Machado’s stories succeed through their defiantly personal vision. This is the work of a writer writing for herself, processing a lifetime of interactions and looking for the meaning in existent. They are also erotic and sensual, wildly sex positive, and in a story like “Inventory,” where a woman takes inventory of her lovers while facing an apocalypse—it’s treated as natural and human as gasping for air. And I think it speaks to not only Machado’s vision, but her emotional intelligence, that everything in Her Body and Other Parties is rich, and emotionally complex. This is feminist fiction, but it’s also weird, horror, queer, and literary—and as such, nothing goes off half-cocked. Women and men are not perfect, men are not all bad, women are not all good and the connections we make to each other are necessarily messy. Machado instead has an eye toward the social systems in place that mold us into what we inevitably become, and those molds are harsh and equally constricting.

“Especially Heinous,” right after “The Husband Stitch” will probably be the most talked about story in the collection, and for good reason too—it’s ambitious as all hell, and I’ve never seen anything like it. Machado reimagines Law and Order: SVU—the entirety of its run, mind you—on an episode by episode basis in perhaps her most traditionally horrific entry in the collection. That is 272 episode blurbs, a novella unlike any I’ve seen before. In it, she reimagines New York as a living breathing thing, where dead underage models come back with bells in their eyes and doppelgangers keep crossing paths. “Especially Heinous” is weird and creative and an absolute center piece of the collection.

“Real Women Have Bodies” is another more overt genre piece, but again, the genre is twisted around to provide some insightful commentary. In it, women are going invisible and we follow a narrator and her girlfriend as they deal with the fact of her approaching invisibility, while navigating a world where they don’t know what’ll happen when they lose their bodies, and also dealing with those who admonish them for losing it. It’s clearly a story about the stock we put in women’s youth and attractiveness, and what happens when it’s gone. I think Machado is at her absolute best when she deals with these sort of straightforward, almost defensive messages. In “The Resident,” she has an art colony in the mountains and one anxious, insular woman as her protagonist.

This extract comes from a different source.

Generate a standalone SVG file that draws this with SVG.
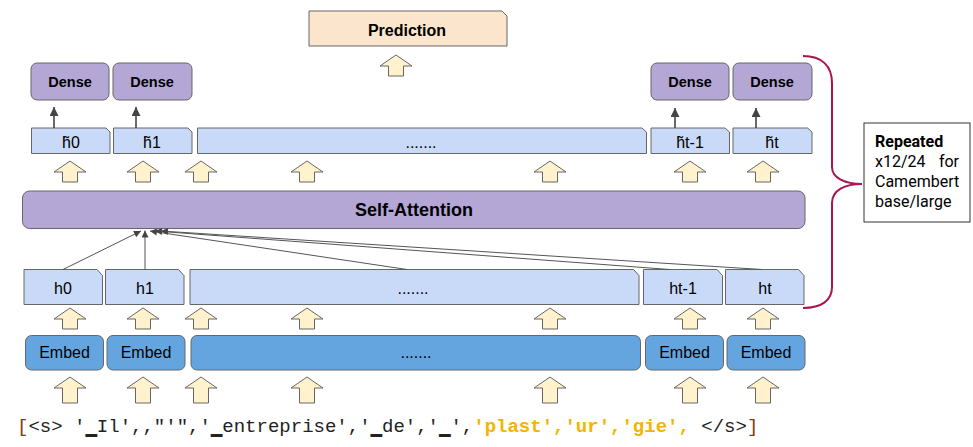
<svg xmlns="http://www.w3.org/2000/svg" width="973" height="447" viewBox="0 0 973 447">
<style>
.box{stroke:#666;stroke-width:1}
.peach{fill:#fce5cd}
.purple{fill:#b4a7d6}
.light{fill:#c9daf8}
.blue{fill:#65a5df}
.barrow{fill:#fff2cc;stroke:#666;stroke-width:1}
.lbl{font-family:"Liberation Sans",Arial,sans-serif;font-size:16px;fill:#000;text-anchor:middle}
.bold{font-weight:bold}
.conn{stroke:#555;stroke-width:1;fill:none}
.dconn{stroke:#444;stroke-width:1.6;fill:none}
.note{font-family:Roboto,"Liberation Sans",sans-serif;font-size:16px;fill:#000}
.seq{font-family:"Liberation Mono","Courier New",monospace;font-size:19px;fill:#222}
</style>
<defs>
<marker id="ah" viewBox="0 0 10 10" refX="10" refY="5" markerWidth="8" markerHeight="7" markerUnits="userSpaceOnUse" orient="auto">
<path d="M0,0 L10,5 L0,10 Z" fill="#444"/>
</marker>
<marker id="ah2" viewBox="0 0 10 10" refX="10" refY="5" markerWidth="11" markerHeight="9" markerUnits="userSpaceOnUse" orient="auto">
<path d="M0,0 L10,5 L0,10 Z" fill="#444"/>
</marker>
<path id="arrS" class="barrow" d="M0,0 L16,11 L7.5,11 L7.5,21 L-7.5,21 L-7.5,11 L-16,11 Z"/>
<path id="arrT" class="barrow" d="M0,0 L16,11 L7.5,11 L7.5,26 L-7.5,26 L-7.5,11 L-16,11 Z"/>
</defs>
<rect width="973" height="447" fill="#fff"/>

<g id="prediction">
<path class="box peach" d="M309,11 H502 L507,16 V46 H309 Z"/>
<text class="lbl bold" x="407" y="36">Prediction</text>
</g>
<g id="arrow-prediction"><use href="#arrS" x="396" y="55"/></g>

<g id="dense0"><rect class="box purple" x="31" y="63" width="78" height="37" rx="6"/><text class="lbl bold" x="70" y="87" font-size="14.5" style="font-size:14.5px">Dense</text></g>
<g id="dense1"><rect class="box purple" x="113" y="63" width="79" height="37" rx="6"/><text class="lbl bold" x="152" y="87" style="font-size:14.5px">Dense</text></g>
<g id="dense3"><rect class="box purple" x="651" y="63" width="78" height="37" rx="6"/><text class="lbl bold" x="690" y="87" style="font-size:14.5px">Dense</text></g>
<g id="dense4"><rect class="box purple" x="733" y="63" width="79" height="37" rx="6"/><text class="lbl bold" x="772" y="87" style="font-size:14.5px">Dense</text></g>

<g id="htilde0"><path class="box light" d="M31.5,128 H106 L110,132 V153.5 H31.5 Z"/><text class="lbl" x="71" y="148">h̃0</text></g>
<g id="htilde1"><path class="box light" d="M113.5,128 H188 L192,132 V153.5 H113.5 Z"/><text class="lbl" x="152" y="148">h̃1</text></g>
<g id="htilde-mid"><path class="box light" d="M197.5,128 H642 L646.5,132 V153.5 H197.5 Z"/><text class="lbl" x="421" y="148">.......</text></g>
<g id="htilde-t1"><path class="box light" d="M651,128 H725 L729.5,132 V153.5 H651 Z"/><text class="lbl" x="690" y="148">h̃t-1</text></g>
<g id="htilde-t"><path class="box light" d="M733,128 H807.5 L812,132 V153.5 H733 Z"/><text class="lbl" x="772" y="148">h̃t</text></g>

<g id="arrows-row1">
<use href="#arrS" x="70" y="161"/><use href="#arrS" x="143" y="161"/><use href="#arrS" x="201" y="161"/><use href="#arrS" x="307" y="161"/><use href="#arrS" x="550" y="161"/><use href="#arrS" x="690" y="161"/><use href="#arrS" x="763" y="161"/>
</g>

<g id="self-attention">
<rect class="box purple" x="22.5" y="191" width="782.5" height="37.5" rx="7"/>
<text class="lbl bold" x="414" y="216" style="font-size:18px">Self-Attention</text>
</g>

<g id="h0"><path class="box light" d="M24,269.5 H97 L102.5,275.5 V304.5 H24 Z"/><text class="lbl" x="63" y="294">h0</text></g>
<g id="h1"><path class="box light" d="M105.5,269.5 H178.5 L184,275.5 V304.5 H105.5 Z"/><text class="lbl" x="145" y="294">h1</text></g>
<g id="h-mid"><path class="box light" d="M190,269.5 H633.5 L639,275.5 V304.5 H190 Z"/><text class="lbl" x="413" y="294">.......</text></g>
<g id="h-t1"><path class="box light" d="M643.5,269.5 H717 L722.5,275.5 V304.5 H643.5 Z"/><text class="lbl" x="683" y="294">ht-1</text></g>
<g id="h-t"><path class="box light" d="M725.5,269.5 H798.5 L804,275.5 V304.5 H725.5 Z"/><text class="lbl" x="765" y="294">ht</text></g>

<g id="arrows-row2">
<use href="#arrS" x="70" y="308"/><use href="#arrS" x="143" y="308"/><use href="#arrS" x="201" y="308"/><use href="#arrS" x="307" y="308"/><use href="#arrS" x="550" y="308"/><use href="#arrS" x="690" y="308"/><use href="#arrS" x="763" y="308"/>
</g>

<g id="embed0"><rect class="box blue" x="25.5" y="335.5" width="78" height="34.5" rx="6"/><text class="lbl" x="64.5" y="358">Embed</text></g>
<g id="embed1"><rect class="box blue" x="107" y="335.5" width="78" height="34.5" rx="6"/><text class="lbl" x="146" y="358">Embed</text></g>
<g id="embed-mid"><rect class="box blue" x="191" y="335.5" width="449.5" height="34.5" rx="6"/><text class="lbl" x="416" y="358">.......</text></g>
<g id="embed-t1"><rect class="box blue" x="645.5" y="335.5" width="78" height="34.5" rx="6"/><text class="lbl" x="684.5" y="358">Embed</text></g>
<g id="embed-t"><rect class="box blue" x="727" y="335.5" width="78" height="34.5" rx="6"/><text class="lbl" x="766" y="358">Embed</text></g>

<g id="arrows-row3">
<use href="#arrT" x="70" y="377"/><use href="#arrT" x="143" y="377"/><use href="#arrT" x="201" y="377"/><use href="#arrT" x="307" y="377"/><use href="#arrT" x="550" y="377"/><use href="#arrT" x="690" y="377"/><use href="#arrT" x="763" y="377"/>
</g>

<g id="connectors">
<line class="conn" x1="63" y1="269.5" x2="141" y2="231" marker-end="url(#ah)"/>
<line class="conn" x1="145" y1="269.5" x2="145" y2="230.5" marker-end="url(#ah)"/>
<line class="conn" x1="407" y1="269.5" x2="150" y2="231" marker-end="url(#ah)"/>
<line class="conn" x1="670" y1="269.5" x2="155" y2="231" marker-end="url(#ah)"/>
<line class="conn" x1="762" y1="269.5" x2="161" y2="231" marker-end="url(#ah)"/>
<line class="dconn" x1="54" y1="128" x2="54" y2="107" marker-end="url(#ah2)"/>
<line class="dconn" x1="136" y1="128" x2="136" y2="107" marker-end="url(#ah2)"/>
<line class="dconn" x1="675" y1="128" x2="675" y2="108" marker-end="url(#ah2)"/>
<line class="dconn" x1="756" y1="128" x2="756" y2="108" marker-end="url(#ah2)"/>
</g>

<g id="bracket">
<path d="M803,56 C822,56 832,66 832,83 L832,167 C832,178 845,184 862,184 C845,184 832,190 832,203 L832,287 C832,300 822,308 803,308" fill="none" stroke="#a8154f" stroke-width="2"/>
</g>

<g id="repeated-note">
<rect x="864" y="123" width="106" height="99" fill="#fff" stroke="#333" stroke-width="1"/>
<text class="note" x="875" y="147" font-weight="bold">Repeated</text>
<text class="note" x="875" y="167">x12/24</text>
<text class="note" x="959" y="167" text-anchor="end">for</text>
<text class="note" x="875" y="187">Camembert</text>
<text class="note" x="875" y="207">base/large</text>
</g>

<g id="sequence">
<text class="seq" x="17" y="432" xml:space="preserve"><tspan fill="#7f3b12">[</tspan>&lt;s&gt; '▁Il',,"'",'▁entreprise','▁de','▁',<tspan fill="#f4b400" font-weight="bold">'plast','ur','gie',</tspan> &lt;/s&gt;<tspan fill="#7f3b12">]</tspan></text>
</g>
</svg>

In it, she comes to know herself, and own herself through a series of strange run-ins with other artists. It has one of the best dressing-down monologues I’ve ever read and it feels so distinctly personal that it might as well be poetry.

I do believe that art, before anything else, is communication. It’s our subtlest form of talking, and also our most persuasive. What can be encompassed in a story, poem, song, or painting is more nuanced than boldface bullet-points will ever be. In Her Body and Other Parties, Machado writes about her life, good and bad, the constructs that chain her, the connections that bring her hope. I wasn’t sure if I, a straight white male, would find something to connect to in a collection so clearly not about me, but Machado’s writing is like a raw nerve and it’s impossible not to feel the stories she tells. They are surreal and horrific; erotic and human—but in each there is a sense of voice, as if Machado has stretched the boundaries of horror to encompass her confessional approach. But what’s scary about Her Body and Other Parties is that there are never women running from a masked man, no one being eaten by a monster. There’s no screams on foggy moors. What’s so sad, and what’s so scary about the world of Machado’s stories is that the supernatural element is a neutral one, and whatever threats that live in her world, also threaten our own.